═════ Stored data

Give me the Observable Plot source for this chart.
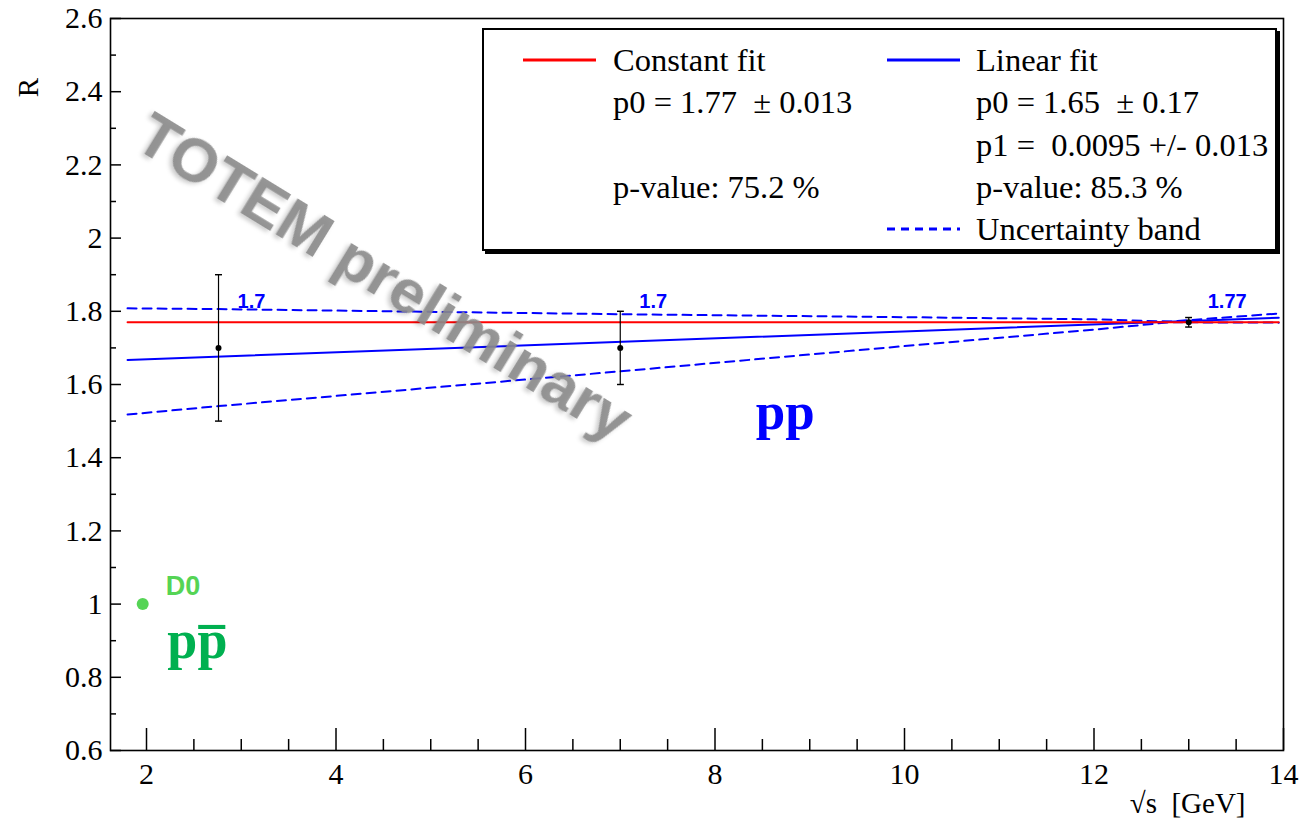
<!DOCTYPE html>
<html>
<head>
<meta charset="utf-8">
<script src="https://cdn.jsdelivr.net/npm/d3@7"></script>
<script src="https://cdn.jsdelivr.net/npm/@observablehq/plot@0.6"></script>
<style>
  html, body { margin: 0; padding: 0; background: #fff; }
  #wrap { position: relative; width: 1303px; height: 823px; }
  #wrap svg text { white-space: pre; }
  #wrap svg g[aria-label*="tick label"] text {
    font-family: "Liberation Serif", "Times New Roman", serif !important;
    font-variant-numeric: normal !important;
  }
  #legend {
    position: absolute; left: 482px; top: 28px; width: 795px; height: 223px;
    box-sizing: border-box; border: 2px solid #000; box-shadow: 3px 3px 0 #000;
    background: #fff; font-family: "Liberation Serif", "Times New Roman", serif;
    font-size: 32.5px; color: #000;
  }
  .lg-swatch { position: absolute; width: 73px; height: 6px; transform: translateY(-50%); }
  .lg-text { position: absolute; white-space: pre; line-height: 1; transform: translateY(-50%); }
</style>
</head>
<body>
<div id="wrap"></div>
<script>
// Measured ratio R at each collision energy (TeV)
const energies = [2.76, 7, 13];
const ratios = [1.7, 1.7, 1.77];
const ratioErrors = [0.2, 0.1, 0.013];

// Tevatron p-pbar measurement
const d0Energy = [1.96];
const d0Ratio = [1.0];

// Fit results
const constP0 = 1.77, constP0Err = 0.013, constPValue = 75.2;
const linP0 = 1.65, linP0Err = 0.17, linP1 = 0.0095, linP1Err = 0.013, linPValue = 85.3;
const fitRange = [1.8, 13.95];

// Uncertainty band of the linear fit
const bandEnergy = [1.8, 2.76, 7, 10, 12, 12.8, 13.95];
const bandUpper  = [1.808, 1.806, 1.792, 1.784, 1.778, 1.772, 1.794];
const bandLower  = [1.518, 1.541, 1.636, 1.705, 1.750, 1.770, 1.769];

// Axis ticks
const xTicks = [2, 4, 6, 8, 10, 12, 14];
const yTicks = [0.6, 0.8, 1, 1.2, 1.4, 1.6, 1.8, 2, 2.2, 2.4, 2.6];
const xMinor = d3.range(2.5, 14, 0.5).filter(v => v % 2 !== 0);
const yMinor = d3.range(0.7, 2.6, 0.2);

const points = energies.map((e, i) => ({e, r: ratios[i], err: ratioErrors[i]}));
const d0 = d0Energy.map((e, i) => ({e, r: d0Ratio[i]}));
const constLine = fitRange.map(e => ({e, r: constP0}));
const linLine = fitRange.map(e => ({e, r: linP0 + linP1 * e}));
const upper = bandEnergy.map((e, i) => ({e, r: bandUpper[i]}));
const lower = bandEnergy.map((e, i) => ({e, r: bandLower[i]}));

const W = 1303, H = 823;
const mL = 110, mR = 20, mT = 18, mB = 73;
const plotW = W - mL - mR, plotH = H - mT - mB;
const serif = "'Liberation Serif', 'Times New Roman', serif";
const sans = "'Liberation Sans', Arial, sans-serif";
const labelRow = 1.827;

const chart = Plot.plot({
  width: W, height: H,
  marginLeft: mL, marginRight: mR, marginTop: mT, marginBottom: mB,
  x: {domain: [1.62, 14]},
  y: {domain: [0.6, 2.6]},
  style: {fontFamily: serif, fontSize: "30px", background: "#fff", overflow: "visible"},
  marks: [
    // ticks drawn inward from the frame
    Plot.ruleX(xMinor, {x: d => d, insetTop: plotH - 11, stroke: "#000", strokeWidth: 1.5}),
    Plot.ruleX(xTicks, {x: d => d, insetTop: plotH - 22, stroke: "#000", strokeWidth: 1.5}),
    Plot.ruleY(yMinor, {y: d => d, insetRight: plotW - 6, stroke: "#000", strokeWidth: 1.5}),
    Plot.ruleY(yTicks, {y: d => d, insetRight: plotW - 11, stroke: "#000", strokeWidth: 1.5}),
    Plot.axisX({ticks: xTicks, tickSize: 0, tickPadding: 12, tickFormat: d => String(d),
      fontFamily: serif, fontSize: 30, fill: "#000", label: null}),
    Plot.axisY({ticks: yTicks, tickSize: 0, tickPadding: 8, tickFormat: d => String(+d.toFixed(1)),
      fontFamily: serif, fontSize: 30, fill: "#000", label: null}),
    Plot.text(["\u221As  [GeV]"], {frameAnchor: "bottom-right", dx: -38, dy: 53, textAnchor: "end",
      lineAnchor: "middle", fontFamily: serif, fontSize: 29}),
    Plot.text(["R"], {frameAnchor: "top-left", dx: -82, dy: 69, rotate: -90, textAnchor: "middle",
      lineAnchor: "middle", fontFamily: serif, fontSize: 29}),

    // fits and band
    Plot.line(upper, {x: "e", y: "r", stroke: "#0000ff", strokeWidth: 2, strokeDasharray: "9,6"}),
    Plot.line(lower, {x: "e", y: "r", stroke: "#0000ff", strokeWidth: 2, strokeDasharray: "9,6"}),
    Plot.line(linLine, {x: "e", y: "r", stroke: "#0000ff", strokeWidth: 2}),
    Plot.line(constLine, {x: "e", y: "r", stroke: "#ff0000", strokeWidth: 2}),

    // measurements
    Plot.link(points, {x1: "e", x2: "e", y1: d => d.r - d.err, y2: d => d.r + d.err,
      stroke: "#000", strokeWidth: 1.2, markerStart: "tick", markerEnd: "tick"}),
    Plot.dot(points, {x: "e", y: "r", r: 3, fill: "#000"}),
    Plot.text(points, {x: "e", y: () => labelRow, text: d => String(d.r), dx: 19, textAnchor: "start",
      lineAnchor: "middle", fill: "#0000ff", fontFamily: sans, fontWeight: "bold", fontSize: 20}),

    Plot.dot(d0, {x: "e", y: "r", r: 6, fill: "#55d455"}),
    Plot.text(d0, {x: "e", y: "r", text: () => "D0", dx: 23, dy: -18, textAnchor: "start",
      lineAnchor: "middle", fill: "#55d455", fontFamily: sans, fontWeight: "bold", fontSize: 27}),

    // process labels
    Plot.text(["pp"], {x: () => 8.43, y: () => 1.525, textAnchor: "start", lineAnchor: "middle",
      fill: "#0000ff", fontFamily: serif, fontWeight: "bold", fontSize: 53}),
    Plot.text(["pp\u0305"], {x: () => 2.22, y: () => 0.90, textAnchor: "start", lineAnchor: "middle",
      fill: "#00b050", fontFamily: serif, fontWeight: "bold", fontSize: 54}),

    // watermark
    Plot.text(["TOTEM preliminary"], {frameAnchor: "top-left", dx: 274, dy: 259, rotate: 31.5,
      textAnchor: "middle", lineAnchor: "middle", fill: "#8c8c8c", fillOpacity: 0.9,
      fontFamily: sans, fontWeight: "bold", fontSize: 62}),

    Plot.frame({stroke: "#000", strokeWidth: 1.6})
  ]
});

d3.select(chart).selectAll("text")
  .filter(function() { return this.textContent === "TOTEM preliminary"; })
  .style("filter", "drop-shadow(-2px 3px 2px rgba(0,0,0,0.22))");

const wrap = document.getElementById("wrap");
wrap.appendChild(chart);

// legend box
const legendRows = [
  {col: 0, row: 0, swatch: "#ff0000", dashed: false, text: "Constant fit"},
  {col: 0, row: 1, text: `p0 = ${constP0}  \u00B1 ${constP0Err}`},
  {col: 0, row: 3, text: `p-value: ${constPValue} %`},
  {col: 1, row: 0, swatch: "#0000ff", dashed: false, text: "Linear fit"},
  {col: 1, row: 1, text: `p0 = ${linP0}  \u00B1 ${linP0Err}`},
  {col: 1, row: 2, text: `p1 =  ${linP1} +/- ${linP1Err}`},
  {col: 1, row: 3, text: `p-value: ${linPValue} %`},
  {col: 1, row: 4, swatch: "#0000ff", dashed: true, text: "Uncertainty band"}
];
const colSwatchX = [39, 403], colTextX = [129, 492];
const rowY = [30, 72, 115, 157, 199];

const legend = document.createElement("div");
legend.id = "legend";
for (const d of legendRows) {
  if (d.swatch) {
    const s = document.createElementNS("http://www.w3.org/2000/svg", "svg");
    s.setAttribute("class", "lg-swatch");
    s.setAttribute("width", 73); s.setAttribute("height", 6);
    s.style.left = colSwatchX[d.col] + "px";
    s.style.top = rowY[d.row] + "px";
    const l = document.createElementNS("http://www.w3.org/2000/svg", "line");
    l.setAttribute("x1", 0); l.setAttribute("x2", 73);
    l.setAttribute("y1", 3); l.setAttribute("y2", 3);
    l.setAttribute("stroke", d.swatch); l.setAttribute("stroke-width", 3);
    if (d.dashed) l.setAttribute("stroke-dasharray", "8,6");
    s.appendChild(l);
    legend.appendChild(s);
  }
  const t = document.createElement("span");
  t.className = "lg-text";
  t.textContent = d.text;
  t.style.left = colTextX[d.col] + "px";
  t.style.top = rowY[d.row] + "px";
  legend.appendChild(t);
}
wrap.appendChild(legend);
</script>
</body>
</html>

══════════

From the opening line of the listing above through the line bearing "1.750, 1.770, 1.769];", repeat each line exactly. Drop every picture.

Give me the Observable Plot source for this chart.
<!DOCTYPE html>
<html>
<head>
<meta charset="utf-8">
<script src="https://cdn.jsdelivr.net/npm/d3@7"></script>
<script src="https://cdn.jsdelivr.net/npm/@observablehq/plot@0.6"></script>
<style>
  html, body { margin: 0; padding: 0; background: #fff; }
  #wrap { position: relative; width: 1303px; height: 823px; }
  #wrap svg text { white-space: pre; }
  #wrap svg g[aria-label*="tick label"] text {
    font-family: "Liberation Serif", "Times New Roman", serif !important;
    font-variant-numeric: normal !important;
  }
  #legend {
    position: absolute; left: 482px; top: 28px; width: 795px; height: 223px;
    box-sizing: border-box; border: 2px solid #000; box-shadow: 3px 3px 0 #000;
    background: #fff; font-family: "Liberation Serif", "Times New Roman", serif;
    font-size: 32.5px; color: #000;
  }
  .lg-swatch { position: absolute; width: 73px; height: 6px; transform: translateY(-50%); }
  .lg-text { position: absolute; white-space: pre; line-height: 1; transform: translateY(-50%); }
</style>
</head>
<body>
<div id="wrap"></div>
<script>
// Measured ratio R at each collision energy (TeV)
const energies = [2.76, 7, 13];
const ratios = [1.7, 1.7, 1.77];
const ratioErrors = [0.2, 0.1, 0.013];

// Tevatron p-pbar measurement
const d0Energy = [1.96];
const d0Ratio = [1.0];

// Fit results
const constP0 = 1.77, constP0Err = 0.013, constPValue = 75.2;
const linP0 = 1.65, linP0Err = 0.17, linP1 = 0.0095, linP1Err = 0.013, linPValue = 85.3;
const fitRange = [1.8, 13.95];

// Uncertainty band of the linear fit
const bandEnergy = [1.8, 2.76, 7, 10, 12, 12.8, 13.95];
const bandUpper  = [1.808, 1.806, 1.792, 1.784, 1.778, 1.772, 1.794];
const bandLower  = [1.518, 1.541, 1.636, 1.705, 1.750, 1.770, 1.769];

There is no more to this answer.